For more than a century, neuroscientists had always believed that the management system of a brain is like the management of an army unit. In this method of management, all orders are given from top and are executed by the lower order personnel. Similar to this system, it was believed that Neocortex region of brain behaves like a general taking all decisions and issuing chain of command. However this management system is incapable of explaining the feeling of hunger when we see a 'Bhel' vendor cart or MacDonald sign board and also when some people are under mental tension. After realization of this, these two researchers started studying the brain management system itself.

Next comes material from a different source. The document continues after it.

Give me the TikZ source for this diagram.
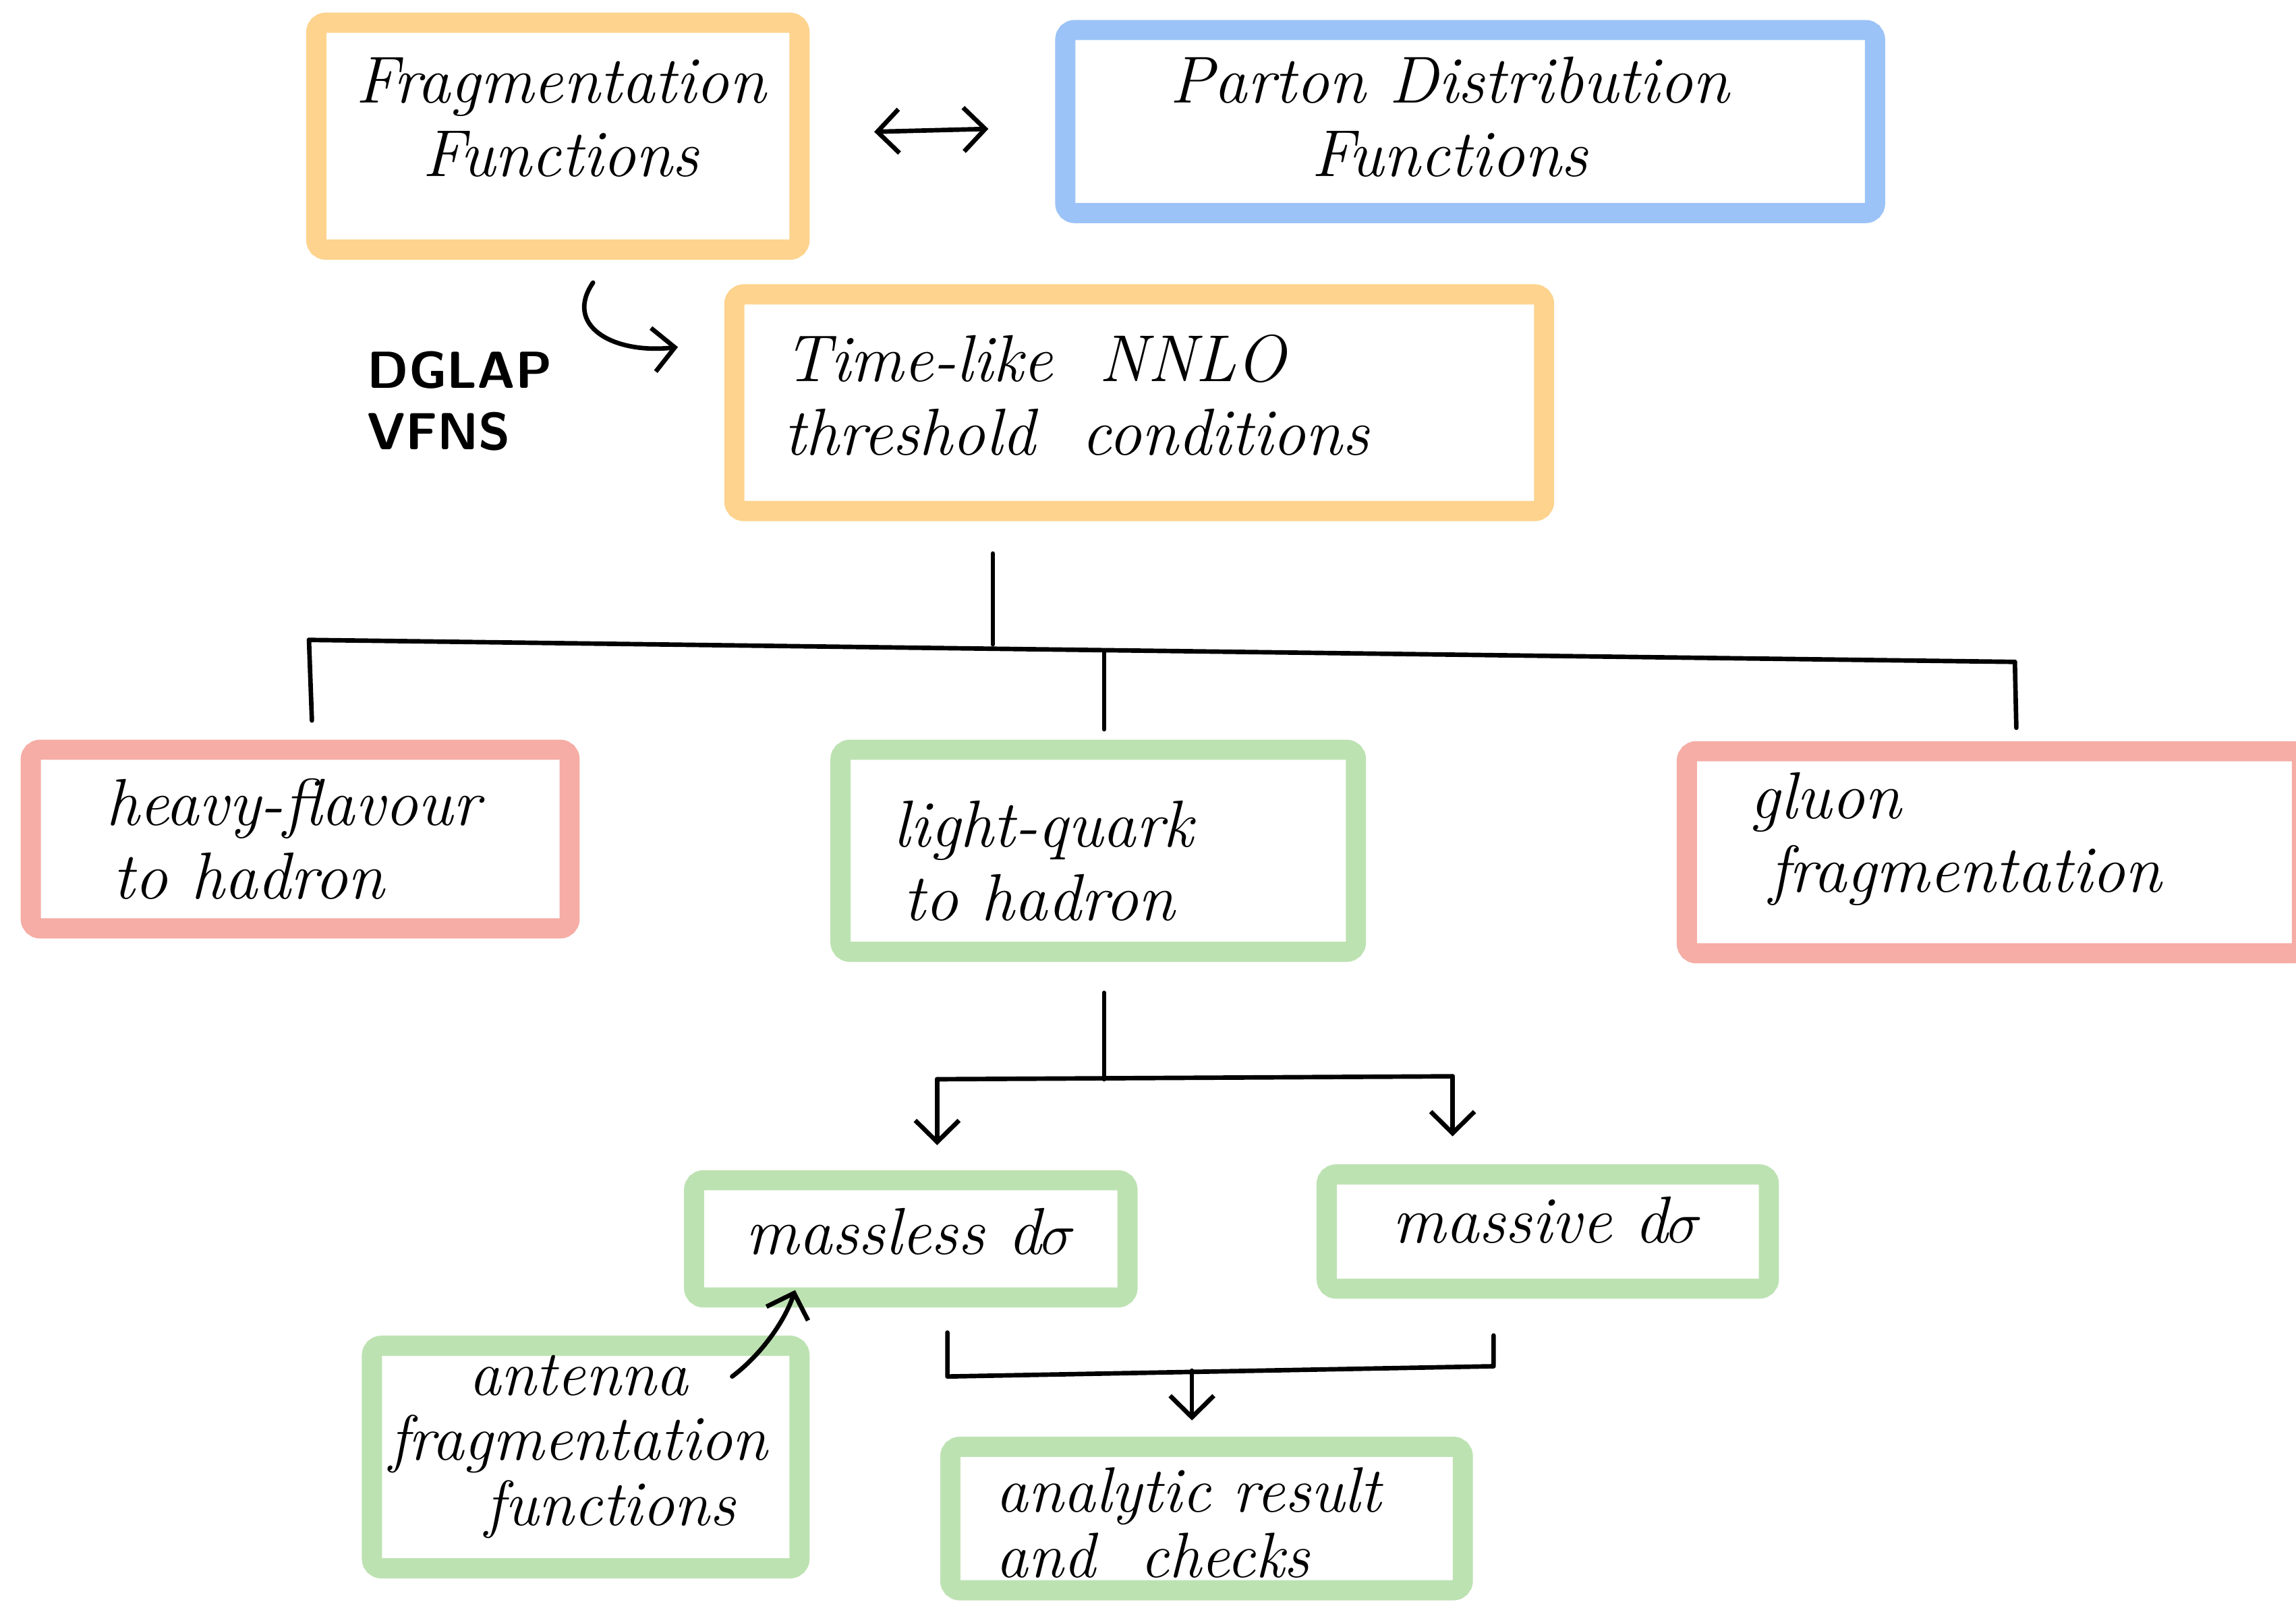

They first found out that a region in the brain known as nucleus accumbens or NA decides the food that person finds tastiest. In the brain there are places, which are known as 'hedonic hot spots'. When cells from these places get excited, the person gets a feeling of well being. This well being feeling can be easily induced by eating any sweet dish or a chocolates.
Richard Thompson and Larry Swanson tried to locate such hedonic hot spots in a hamster's brain. When they injected tracer chemicals at these hot spots, they found out that nerve impulses originating from hedonic hot spots not only reached the Nucleus accumbens which decides whether the food is tasty or not, but the impulses also travelled to other regions of brain usually associated with hunger, mental tension and fatigue. After this interesting observation, these two scientists prepared an electrical circuit diagram, which explains how and where nerve impulses travel.
From this electrical circuit diagram, it has become clear that as as far as hunger is concerned, the brain no longer follows the military management system of decisions being taken at the top and orders sent down the order. Brain management here is more similar to an internet management system with many brain regions directly communicating straight with each other. In the internet, two servers communicate with each other directly. Somewhat similarly, brain regions send nerve impulses directly to each other. With this management system, these two researchers have tried to explain relationships between hunger, its causes and its relationship to mental tension and fatigue.
They feel that some behavioural traits like making an effort to catch attention of someone else , getting excited, also must be related to such internet type brain management systems. They also relate some other brain functions like sleep cycles and behavioural moods of a person to this management system.
Now a days, whenever I see a tasty snack on the table, I am not afraid to have a go at it. After all it is just a brain internet decision. And I also know that internet means disarray.